Casi como al pasar, mencioné en una nota anterior las narraciones de mi abuelo Francisco Navarro, con las cuales me subía, noche a noche, a las fantásticas aventuras que supo protagonizar en sus años jóvenes. En ellas, lo real y lo imaginario tenían una frontera difusa. Me han preguntado qué nos contó sobre los buscadores de fortuna en la sierra de Pie de Palo. Trataré de acordarme:
A finales del siglo XIX, al parecer cuatro chilenos y un mendocino, atraídos por la leyenda de que en esas sierras había un tesoro escondido, lo conchabaron para que los guiara por el laberinto inextricable de sus sendas. Mi abuelo accedió y se encargó de los animales, comida, y todos los enseres necesarios. Y allí se internaron los seis, con el ánimo corajudo de los que son capaces de enfrentar cualquier peligro, con tal de hacerse ricos en un santiamén. Mi abuelo iba al frente, pero con la atención puesta en cada movimiento de los desconocidos, cuyo gesto adusto y de pocos amigos, se acentuaba por su escasa conversación. Pasaron los primeros días, y el fracaso de la búsqueda hizo más tensa la relación en el pequeño grupo. Entre ellos, ya comenzaban a desconocerse. Mi abuelo pensaba que ya que estaba en el baile, bailaría, pero ganas no le faltaban de volver a su rancho. Cierta noche todos dormían. Él, con un ojo abierto. En eso vio pasar un quirquincho, que iría de cacería nocturna. Lo siguió y presagió un lindo almuerzo para el otro día, pues sabía preparar uno de los más sabrosos platos que ofrece la fauna autóctona. El animalito se le aparecía y desaparecía por entre jarillas, garabatos y algarrobos. Pero mi abuelo, que ahora extrañaba no haber traído su perro, no lo perdió de vista, hasta que notó que se había detenido a beber agua de un nacedero. Se le acercó con el sigilo de un felino y vió, asombrado, como la luna hacía brillar unas piedritas que corrían lentamente bajo el agua. Se olvidó de la mulita y tomó una de ellas. Con perplejidad vio que eran pepitas de oro. ¡Había dado con el tesoro! Era cosa de escarbar en el nacedero y picar hasta encontrar el huevo del yacimiento. Decidió volver con sus contratantes. Lo haría guiado por su instinto baqueano, a sabiendas que el Pie de Palo era un cerro encantado cuyas lomas, se decía, suelen cambiar de lugar.

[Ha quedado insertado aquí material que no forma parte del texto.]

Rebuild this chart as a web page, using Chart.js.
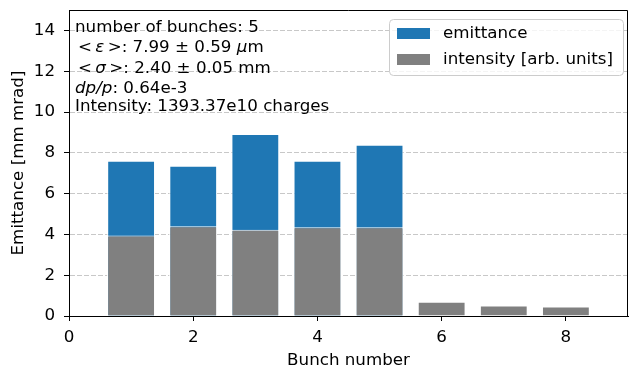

Resolvió marcar las rocas por donde volvía, para no perder la ubicación del nacedero. Al llegar despertó a los hombres, que cargaron las herramientas y lo siguieron. Al poco andar, descubrió que las marcas habían desaparecido. Los otros no le creyeron y empezaron a amenazarlo. Llegó a jurarles que decía la verdad y les pidió paciencia, porque ya encontraría las marcas. Estas nunca aparecieron y un chileno, en enloquecido arrebato, blandió un pico que cortó el aire frío de la noche, rumbo a la cabeza de mi abuelo.
Al despertar, éste cabalgaba en las ancas de un flete, que guiaba un desconocido de anchas espaldas. Una negra cabellera descendía de sus hombros y mi abuelo calculó que el hombre, o lo que fuere, tendría una altura descomunal. Confundido, no sabía si estaba vivo o muerto, pero se miraba, se tocaba y estaba entero. Su salvador detuvo el caballo donde las carpas de los mineros. No había nadie. Mi abuelo se quedó como esperando alguna señal, pero el gigante se mantenía inmóvil sobre el lomo del sudoroso animal, con la mirada clavada adelante y bien sujetas las riendas. Comprendió que debía bajarse. No bien lo hizo, aquél emprendió otra vez su marcha y mi abuelo notó, asombrado, que le faltaba una pierna. En su lugar, una pata de palo se dejaba ver, como realzando la autoridad del hombre. Un poco más allá se perdió en la noche. Sin dudarlo, mi abuelo agarró sus cosas, ensilló y a galope tendido se alejó del lugar. Nunca supo que fue de los chilenos y el mendocino. Y él, jamás volvió a meterse en el del Pie de Palo.
"’Bueno m"hijo ¡a dormir se ha dicho!”, decía mi abuelo, mientras nos cubría con una pesada cobija jachallera.